Data for this task:
Start

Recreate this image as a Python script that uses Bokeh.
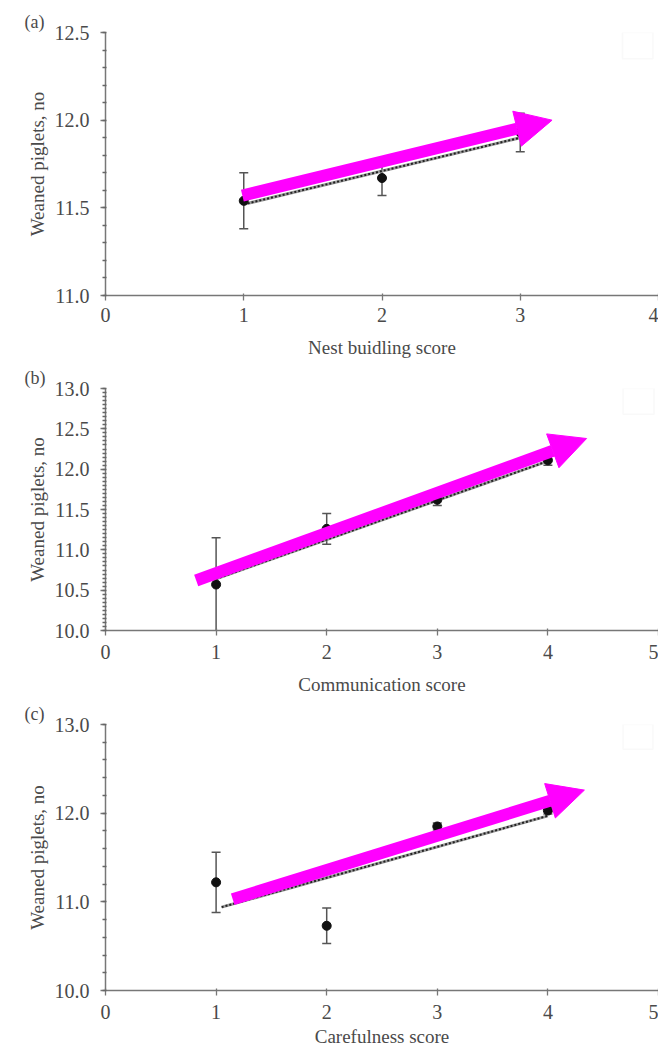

End
Start

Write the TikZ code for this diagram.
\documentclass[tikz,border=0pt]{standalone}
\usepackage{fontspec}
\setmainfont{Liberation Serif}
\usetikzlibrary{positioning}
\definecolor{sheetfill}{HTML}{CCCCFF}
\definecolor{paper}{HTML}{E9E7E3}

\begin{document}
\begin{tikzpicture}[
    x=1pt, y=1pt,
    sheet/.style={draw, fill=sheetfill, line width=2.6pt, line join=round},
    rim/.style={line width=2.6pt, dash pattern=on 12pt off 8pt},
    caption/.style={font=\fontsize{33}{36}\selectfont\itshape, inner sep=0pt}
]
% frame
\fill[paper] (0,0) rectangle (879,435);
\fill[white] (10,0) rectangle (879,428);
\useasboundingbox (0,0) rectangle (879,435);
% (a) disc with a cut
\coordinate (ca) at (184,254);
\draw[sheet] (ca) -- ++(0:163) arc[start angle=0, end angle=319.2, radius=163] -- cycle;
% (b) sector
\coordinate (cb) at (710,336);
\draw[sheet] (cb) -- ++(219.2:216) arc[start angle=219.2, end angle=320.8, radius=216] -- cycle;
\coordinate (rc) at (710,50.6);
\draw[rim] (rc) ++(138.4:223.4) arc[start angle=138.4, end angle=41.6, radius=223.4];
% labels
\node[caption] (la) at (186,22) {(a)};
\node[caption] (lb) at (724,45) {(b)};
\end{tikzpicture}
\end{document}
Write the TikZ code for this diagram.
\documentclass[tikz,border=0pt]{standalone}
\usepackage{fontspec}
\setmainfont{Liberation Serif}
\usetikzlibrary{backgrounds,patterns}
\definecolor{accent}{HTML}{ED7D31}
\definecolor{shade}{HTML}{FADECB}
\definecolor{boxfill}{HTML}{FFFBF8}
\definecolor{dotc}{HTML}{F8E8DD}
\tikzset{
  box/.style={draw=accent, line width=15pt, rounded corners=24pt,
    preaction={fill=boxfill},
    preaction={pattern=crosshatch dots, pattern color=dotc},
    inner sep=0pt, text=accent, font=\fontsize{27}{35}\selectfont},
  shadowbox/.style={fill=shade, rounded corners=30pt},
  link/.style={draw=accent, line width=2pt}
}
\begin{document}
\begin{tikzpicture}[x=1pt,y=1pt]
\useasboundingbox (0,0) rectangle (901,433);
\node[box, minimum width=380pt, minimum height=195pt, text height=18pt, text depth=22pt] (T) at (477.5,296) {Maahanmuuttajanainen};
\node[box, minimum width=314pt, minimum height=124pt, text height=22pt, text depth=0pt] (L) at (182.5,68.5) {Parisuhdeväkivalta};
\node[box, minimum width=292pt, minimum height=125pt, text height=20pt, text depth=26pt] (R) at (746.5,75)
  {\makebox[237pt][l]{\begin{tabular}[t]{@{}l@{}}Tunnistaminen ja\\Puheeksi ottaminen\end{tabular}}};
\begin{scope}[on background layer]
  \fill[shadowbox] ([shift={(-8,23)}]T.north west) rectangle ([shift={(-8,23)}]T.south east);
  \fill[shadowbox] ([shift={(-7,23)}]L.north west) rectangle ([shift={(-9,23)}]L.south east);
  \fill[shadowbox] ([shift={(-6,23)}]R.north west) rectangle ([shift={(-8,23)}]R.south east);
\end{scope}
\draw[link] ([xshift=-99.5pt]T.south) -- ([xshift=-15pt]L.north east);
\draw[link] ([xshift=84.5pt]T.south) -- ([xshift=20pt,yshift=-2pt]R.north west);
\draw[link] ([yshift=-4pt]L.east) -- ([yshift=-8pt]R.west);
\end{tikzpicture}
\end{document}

End
Start

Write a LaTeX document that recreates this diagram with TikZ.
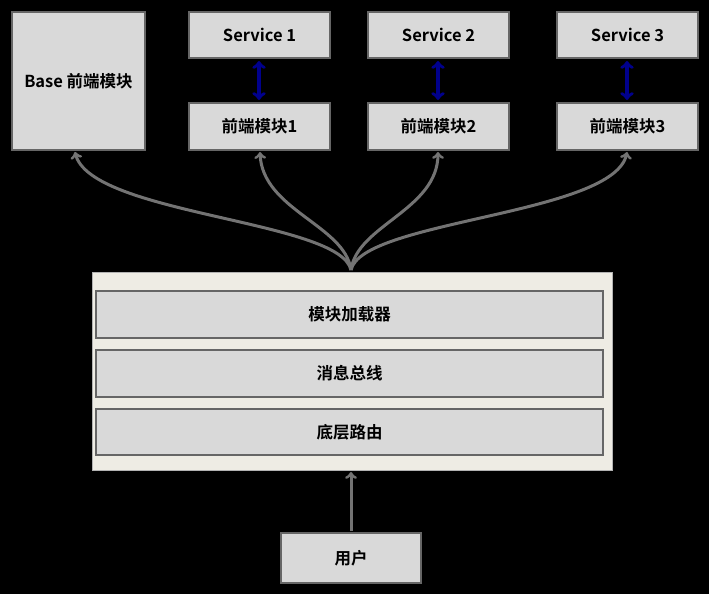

End

For the data above, state how many lines contain "that"; the number is the whole answer.

2